In this paper, we mainly study the existence and Liouville theorems of the solutions to elliptic and parabolic Monge-Ampere equations and some related results of k-Hessian equations and Hessian quotient equations.
    In the first part of the paper, we use the method of barrier functions to prove the existence of entire solutions of the Monge-Ampere equation det D^2u=f(x) with prescribed asymptotic behavior at infinity on the plane, which was left unsolved by Caffarelli-Li in 2003. It also verifies a conjecture in Bao-Li-Zhang's paper in 2015. Furthermore, we give a PDE proof of the characterization of the space of solutions of the Monge-Ampere equation with singular points, which was established by Galvez-Martinez-Mira in 2005. We also obtain the existence of solutions in higher dimensional cases with general conditions.

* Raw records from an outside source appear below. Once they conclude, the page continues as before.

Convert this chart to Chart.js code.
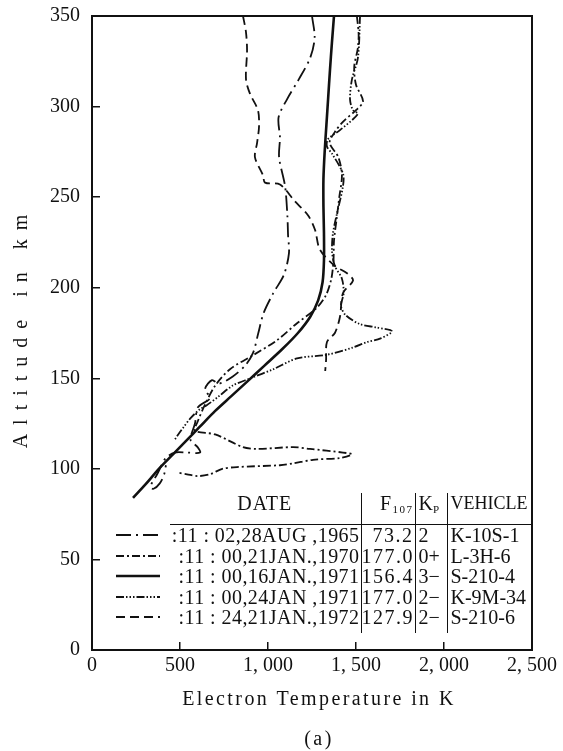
<!DOCTYPE html>
<html lang="en">
<head>
<meta charset="UTF-8">
<title>Electron Temperature vs Altitude</title>
<style>
    body {
        margin: 0;
        background: #fff;
    }
    #wrap {
        position: relative;
        width: 563px;
        height: 751px;
    }
    #legendTable {
        position: absolute;
        left: 112px;
        top: 493px;
        width: 420px;
        table-layout: fixed;
        border-collapse: collapse;
        font-family: "Liberation Serif", serif;
        font-size: 20px;
        color: #111;
    }
    #legendTable td {
        padding: 0;
        height: 20.5px;
        line-height: 20px;
        white-space: nowrap;
        vertical-align: middle;
        overflow: visible;
    }
    #legendTable tr.head td {
        height: 31px;
        vertical-align: top;
    }
    #legendTable tr.head td.c {
        border-bottom: 1.5px solid #111;
    }
    #legendTable tr.pad td {
        height: 5px;
    }
    .date { text-align: right; letter-spacing: 0.45px; border-right: 1.5px solid #111; padding-right: 1px !important; }
    .f { text-align: right; letter-spacing: 1.5px; border-right: 1.5px solid #111; padding-right: 1px !important; }
    .kp { text-align: left; border-right: 1.5px solid #111; padding-left: 3px !important; }
    .veh { text-align: left; padding-left: 3px !important; }
    tr.head .date { text-align: center; letter-spacing: 1px; }
    tr.head .veh { font-size: 18px; }
    sub { font-size: 11px; vertical-align: -3px; line-height: 0; }
    .smp svg { display: block; }
</style>
<script src="https://cdn.jsdelivr.net/npm/chart.js"></script>
</head>
<body>
<div id="wrap">
    <canvas id="chart" width="563" height="751"></canvas>
    <table id="legendTable">
        <colgroup><col style="width:58px"><col style="width:191px"><col style="width:54px"><col style="width:32px"><col style="width:85px"></colgroup>
        <tbody id="legendBody"></tbody>
    </table>
</div>

<script>
    // axis ticks
    const tempTicks = [0, 500, 1000, 1500, 2000, 2500];
    const altTicks = [0, 50, 100, 150, 200, 250, 300, 350];

    // 11:02, 28 AUG 1965  K-10S-1
    const tempAug1965 = [1250, 1265, 1240, 1175, 1108, 1060, 1068, 1063, 1097, 1110, 1114, 1119, 1090, 1030, 975, 945, 915, 870, 800, 720, 682, 642, 670, 602, 585, 560, 600, 614, 540, 470, 420, 395, 370, 345, 332, 350, 385, 410, 420];
    const altAug1965 = [350, 338, 327, 315, 304, 294, 283, 272, 256, 240, 229, 219, 207, 197, 186, 175, 164, 157, 151, 147, 149, 144, 139, 134, 125, 116, 112, 109, 109, 109, 106, 102, 97, 93, 90, 89, 92, 97, 102];

    // 11:00, 21 JAN 1970  L-3H-6
    const tempJan1970 = [1505, 1515, 1510, 1490, 1500, 1540, 1500, 1430, 1380, 1350, 1400, 1420, 1405, 1390, 1375, 1372, 1360, 1330, 1278, 1160, 1051, 920, 784, 700, 640, 600, 585, 700, 858, 938, 1142, 1239, 1426, 1477, 1409, 1256, 1142, 1068, 824, 740, 670, 600, 540, 483];
    const altJan1970 = [350, 340, 332, 322, 312, 303, 298, 292, 286, 280, 272, 262, 250, 238, 226, 215, 205, 196, 189, 180, 171, 163, 155, 146, 135, 126, 121, 119, 112, 111, 112, 111, 109, 108, 106, 105, 103, 102, 101, 100, 97, 96, 97, 98];

    // 11:00, 16 JAN 1971  S-210-4
    const tempJan16_1971 = [233, 300, 380, 460, 540, 610, 700, 790, 880, 980, 1080, 1170, 1240, 1285, 1310, 1318, 1318, 1315, 1315, 1322, 1332, 1342, 1352, 1363, 1375];
    const altJan16_1971 = [84, 91, 100, 108, 116, 123, 132, 140, 148, 157, 166, 175, 184, 193, 203, 215, 230, 245, 260, 275, 290, 305, 320, 335, 350];

    // 11:00, 24 JAN 1971  K-9M-34
    const tempJan24_1971 = [1523, 1511, 1477, 1466, 1483, 1511, 1409, 1341, 1335, 1364, 1426, 1426, 1392, 1369, 1364, 1380, 1420, 1430, 1415, 1440, 1520, 1620, 1705, 1640, 1563, 1483, 1335, 1165, 1030, 900, 800, 720, 650, 614, 560, 520, 490, 470];
    const altJan24_1971 = [350, 327, 315, 304, 298, 296, 287, 282, 278, 274, 263, 256, 241, 230, 220, 212, 205, 197, 190, 185, 180, 178, 176, 172, 170, 167, 163, 161, 155, 150, 146, 140, 135, 133, 128, 123, 119, 116];

    // 11:24, 21 JAN 1972  S-210-6
    const tempJan1972 = [858, 875, 881, 875, 898, 943, 949, 938, 926, 972, 983, 1068, 1150, 1227, 1267, 1295, 1380, 1449, 1483, 1426, 1409, 1380, 1335, 1330, 1325];
    const altJan1972 = [350, 341, 331, 315, 307, 298, 289, 280, 272, 262, 258, 257, 248, 240, 232, 221, 212, 208, 204, 197, 184, 175, 170, 160, 154];

    // table of flights
    const dates = [":11 : 02,28AUG ,1965", ":11 : 00,21JAN.,1970", ":11 : 00,16JAN.,1971", ":11 : 00,24JAN ,1971", ":11 : 24,21JAN.,1972"];
    const f107 = ["73.2", "177.0", "156.4", "177.0", "127.9"];
    const kp = ["2", "0+", "3\u2212", "2\u2212", "2\u2212"];
    const vehicles = ["K-10S-1", "L-3H-6", "S-210-4", "K-9M-34", "S-210-6"];
    const dashes = [[15, 5, 2, 5], [8, 3, 2, 3], [], [8, 2, 1.5, 2, 1.5, 2, 1.5, 2], [9, 5]];
    const widths = [1.8, 1.8, 2.6, 1.8, 1.8];

    const temps = [tempAug1965, tempJan1970, tempJan16_1971, tempJan24_1971, tempJan1972];
    const alts = [altAug1965, altJan1970, altJan16_1971, altJan24_1971, altJan1972];

    function toPoints(xs, ys) {
        return xs.map((x, i) => ({ x: x, y: ys[i] }));
    }

    function fmtTemp(v) {
        if (v < 1000) return String(v);
        const s = String(v);
        return s.slice(0, s.length - 3) + ", " + s.slice(-3);
    }

    // letter spacing + small nudge for axis titles (Chart.js has no option for it)
    const origDrawTitle = Chart.Scale.prototype.drawTitle;
    Chart.Scale.prototype.drawTitle = function () {
        const t = this.options.title;
        this.ctx.save();
        this.ctx.letterSpacing = t.letterSpacing || "0px";
        this.ctx.translate(t.shiftX || 0, t.shiftY || 0);
        origDrawTitle.apply(this, arguments);
        this.ctx.restore();
    };

    const frame = {
        id: "frame",
        afterDraw(chart) {
            const a = chart.chartArea;
            const c = chart.ctx;
            c.save();
            c.strokeStyle = "#111";
            c.lineWidth = 2;
            c.strokeRect(a.left, a.top, a.right - a.left, a.bottom - a.top);
            c.restore();
        }
    };

    const serif = "'Liberation Serif', serif";

    new Chart(document.getElementById("chart").getContext("2d"), {
        type: "scatter",
        data: {
            datasets: temps.map((t, i) => ({
                label: vehicles[i],
                data: toPoints(t, alts[i]),
                showLine: true,
                borderColor: "#111",
                borderWidth: widths[i],
                borderDash: dashes[i],
                pointRadius: 0,
                tension: 0.3,
                fill: false
            }))
        },
        options: {
            responsive: false,
            animation: false,
            layout: { padding: { top: 16, right: 31, left: 0, bottom: 0 } },
            plugins: {
                legend: { display: false },
                tooltip: { enabled: false }
            },
            scales: {
                x: {
                    type: "linear",
                    min: tempTicks[0],
                    max: tempTicks[tempTicks.length - 1],
                    afterFit: s => { s.height = 101; s.paddingLeft = 0; s.paddingRight = 0; },
                    afterBuildTicks: s => { s.ticks = tempTicks.map(v => ({ value: v })); },
                    ticks: {
                        callback: v => fmtTemp(v),
                        font: { family: serif, size: 20 },
                        color: "#111",
                        padding: 12,
                        maxRotation: 0,
                        autoSkip: false
                    },
                    grid: { drawOnChartArea: false, tickLength: -8, color: "#111", lineWidth: 1.5 },
                    border: { color: "#111", width: 2 },
                    title: {
                        display: true,
                        text: ["Electron Temperature in K", "", "(a)"],
                        font: { family: serif, size: 20, lineHeight: 1 },
                        color: "#111",
                        letterSpacing: "2.4px",
                        shiftX: 7,
                        padding: { top: 0, bottom: 1 }
                    }
                },
                y: {
                    type: "linear",
                    min: altTicks[0],
                    max: altTicks[altTicks.length - 1],
                    afterFit: s => { s.width = 92; s.paddingTop = 0; s.paddingBottom = 0; },
                    afterBuildTicks: s => { s.ticks = altTicks.map(v => ({ value: v })); },
                    ticks: {
                        font: { family: serif, size: 20 },
                        color: "#111",
                        padding: 20
                    },
                    grid: { drawOnChartArea: false, tickLength: -8, color: "#111", lineWidth: 1.5 },
                    border: { color: "#111", width: 2 },
                    title: {
                        display: true,
                        text: "Altitude in km",
                        font: { family: serif, size: 20, lineHeight: 1.2 },
                        color: "#111",
                        letterSpacing: "9px",
                        shiftY: -6,
                        padding: { top: 10, bottom: 0 }
                    }
                }
            }
        },
        plugins: [frame]
    });

    // legend table
    let html = '<tr class="head"><td class="smp"></td><td class="date c">DATE</td>' +
        '<td class="f c">F<sub>107</sub></td><td class="kp c">K<sub>P</sub></td><td class="veh c">VEHICLE</td></tr>';
    dates.forEach((d, i) => {
        const dash = dashes[i].length ? dashes[i].join(",") : "none";
        html += '<tr><td class="smp"><svg width="58" height="8"><line x1="4" y1="4" x2="48" y2="4" stroke="#111" stroke-width="' +
            widths[i] + '" stroke-dasharray="' + dash + '"/></svg></td>' +
            '<td class="date">' + d + '</td><td class="f">' + f107[i] + '</td><td class="kp">' + kp[i] +
            '</td><td class="veh">' + vehicles[i] + '</td></tr>';
    });
    html += '<tr class="pad"><td class="smp"></td><td class="date"></td><td class="f"></td><td class="kp"></td><td class="veh"></td></tr>';
    document.getElementById("legendBody").innerHTML = html;
</script>
</body>
</html>
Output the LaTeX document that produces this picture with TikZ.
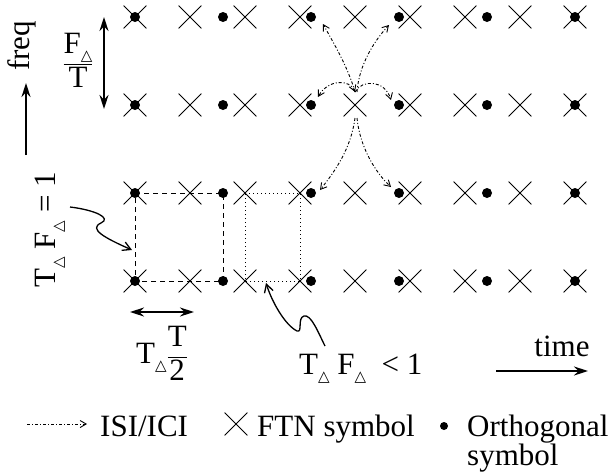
\documentclass[tikz,border=0pt]{standalone}
\usepackage{fontspec}
\setmainfont{Liberation Serif}
\newfontfamily\dejavu{DejaVu Sans}
\usetikzlibrary{shapes.misc,arrows.meta,calc}
\newcommand\tri{\raisebox{-0.25em}{\fontsize{15}{15}\selectfont\dejavu △}}
\tikzset{
  ftn/.style={cross out, draw, minimum size=22pt, inner sep=0pt, line width=0.8pt},
  orth/.style={circle, fill, minimum size=10pt, inner sep=0pt},
  legdot/.style={circle, fill, minimum size=8pt, inner sep=0pt},
  dashrect/.style={line width=0.9pt, dash pattern=on 5pt off 4pt},
  dotrect/.style={line width=0.9pt, dash pattern=on 1pt off 3pt},
  isi/.style={line width=0.9pt, dash pattern=on 3pt off 2pt on 1pt off 2pt, -{Straight Barb[length=6pt,width=7pt]}},
  isiboth/.style={isi, {Straight Barb[length=6pt,width=7pt]}-{Straight Barb[length=6pt,width=7pt]}},
  axisarrow/.style={line width=1.6pt, -{Stealth[length=14pt,width=9pt]}},
  dblarrow/.style={line width=1.6pt, {Stealth[length=14pt,width=9pt]}-{Stealth[length=14pt,width=9pt]}},
  pointer/.style={line width=1.3pt, -{Straight Barb[length=8pt,width=9pt]}},
  lbl/.style={font=\fontsize{31}{32}\selectfont, inner sep=0pt}
}
\begin{document}
\begin{tikzpicture}[x=1pt,y=-1pt]
\useasboundingbox (0,0) rectangle (613,472);
% grid of FTN symbols
\foreach \r in {0,...,3}{
  \foreach \k in {0,...,8}{
    \node[ftn] (x-\k-\r) at ({135+55*\k},{17+88*\r}) {};
  }
  \foreach \j in {0,...,5}{
    \node[orth] (d-\j-\r) at ({135+88*\j},{17+88*\r}) {};
  }
}
% rectangles
\draw[dashrect] (x-0-2.center) -- (d-1-2.center) -- (d-1-3.center) -- (x-0-3.center) -- cycle;
\draw[dotrect] (x-2-2.center) -- (x-3-2.center) -- (x-3-3.center) -- (x-2-3.center) -- cycle;
% ISI / ICI arrows from the centre symbol
\coordinate (ct) at ($(x-4-1.center)+(0,-13)$);
\coordinate (cb) at ($(x-4-1.center)+(0,13)$);
\coordinate (e1) at ($(d-2-0.center)+(12,7)$);
\coordinate (e2) at ($(d-3-0.center)+(-10,8)$);
\coordinate (e3) at ($(d-2-1.center)+(7,-8)$);
\coordinate (e4) at ($(d-3-1.center)+(-8,-5)$);
\coordinate (e5) at ($(d-2-2.center)+(9,-3)$);
\coordinate (e6) at ($(d-3-2.center)+(-8,-6)$);
\draw[isi] (ct) .. controls ($(ct)+(-7,-25)$) and ($(e1)+(10,18)$) .. (e1);
\draw[isi] ($(ct)+(2,0)$) .. controls ($(ct)+(4,-28)$) and ($(e2)+(-14,15)$) .. (e2);
\draw[isiboth] (ct) .. controls ($(ct)+(-5,-13)$) and ($(e3)+(10,-18)$) .. (e3);
\draw[isi] (ct) .. controls ($(ct)+(7,-13)$) and ($(e4)+(-6,-20)$) .. (e4);
\draw[isi] (cb) .. controls ($(cb)+(-4,30)$) and ($(e5)+(16,-20)$) .. (e5);
\draw[isi] ($(cb)+(2,0)$) .. controls ($(cb)+(5,30)$) and ($(e6)+(-15,-14)$) .. (e6);
% frequency axis
\coordinate (fa0) at (26,155);
\coordinate (fa1) at (26,83);
\draw[axisarrow] (fa0) -- (fa1);
\node[lbl, rotate=90] (freq) at (22,46) {freq};
% F/T spacing
\coordinate (fs0) at (104,17);
\coordinate (fs1) at (104,109);
\draw[dblarrow] (fs0) -- (fs1);
\node[lbl] (fdt) at (78,60) {$\displaystyle\frac{\mbox{F\tri}}{\mbox{T}}$};
% T F = 1
\node[lbl, rotate=90] (tf1) at (50,230) {T\tri\ F\tri\ = 1};
\coordinate (p1s) at (70,207);
\coordinate (p1e) at (132,250);
\draw[pointer] (p1s) .. controls (95,210) and (112,218) .. (101,223)
  .. controls (88,229) and (105,238) .. (p1e);
% T/2 spacing
\coordinate (ts0) at (130,312);
\coordinate (ts1) at (194,312);
\draw[dblarrow] (ts0) -- (ts1);
\node[lbl] (tt2) at (162,353) {T\tri$\displaystyle\frac{\mbox{T}}{\mbox{2}}$};
% T F < 1
\node[lbl, anchor=base west] (tfl) at (299,374) {T\tri\ F\tri\ \ < 1};
\coordinate (p2s) at (325,346);
\coordinate (p2e) at (266,283);
\draw[pointer] (p2s) .. controls (318,332) and (311,314) .. (304,316)
  .. controls (297,318) and (303,333) .. (297,331)
  .. controls (285,325) and (272,302) .. (p2e);
% time axis
\coordinate (ta0) at (496,371);
\coordinate (ta1) at (588,371);
\draw[axisarrow] (ta0) -- (ta1);
\node[lbl, anchor=base] (time) at (562,356) {time};
% legend
\coordinate (la0) at (27,424);
\coordinate (la1) at (87,424);
\draw[isi] (la0) -- (la1);
\node[lbl, anchor=base west] (lisi) at (100,436) {ISI/ICI};
\node[ftn] (lx) at (236,424) {};
\node[lbl, anchor=base west] (lftn) at (257,436) {FTN symbol};
\node[legdot] (ld) at (444,426) {};
\node[lbl, anchor=north west, align=left, font=\fontsize{31}{27}\selectfont] (lorth) at (467,415) {Orthogonal\\symbol};
\end{tikzpicture}
\end{document}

    In the second part, we use Perron method to prove the existence of ancient solutions of the exterior problem for a kind of parabolic Monge-Ampere equation -u_t det D^2u=f(x,t) with prescribed asymptotic behavior at infinity outside some certain bowl-shaped domain in the lower half space, where f is a perturbation of 1 at infinity. We raise this problem for the first time and construct a new subsolution to it. We also use similar method to prove the existence of the entire solutions in the lower half space.
    In the third part, we consider the existence of ancient solutions of the exterior problem for parabolic k-Hessian equations -u_t\sigma_k(\lda(D^2u))=1 with prescribed asymptotic behavior at infinity outside some certain bowl-shaped domain in the lower half space. This result is a generalization of the second part to Hessian case, and also a generalization of the corresponding elliptic problem in Bao-Li-Li's paper in 2014.
    In the fourth part, we establish the gradient and second derivative estimates near the boundary for solutions to two kinds of parabolic Monge-Ampere equations. This result generalizes part of the results by Savin in 2013 for elliptic Monge-Ampere equations. We also use such estimates to obtain the Liouville theorems in half-space for these two kinds of parabolic Monge-Ampere equations and one kind of elliptic Monge-Ampere equation.
    In the fifth part, we use the parabolic Alexandrov maximum principle to obtain the local C^{1,1} estimates for k-convex W^{2,1}_p strong solutions to the parabolic Hessian quotient equations and prove that the solutions are smooth. We also obtain a Liouville theorem under an integral condition.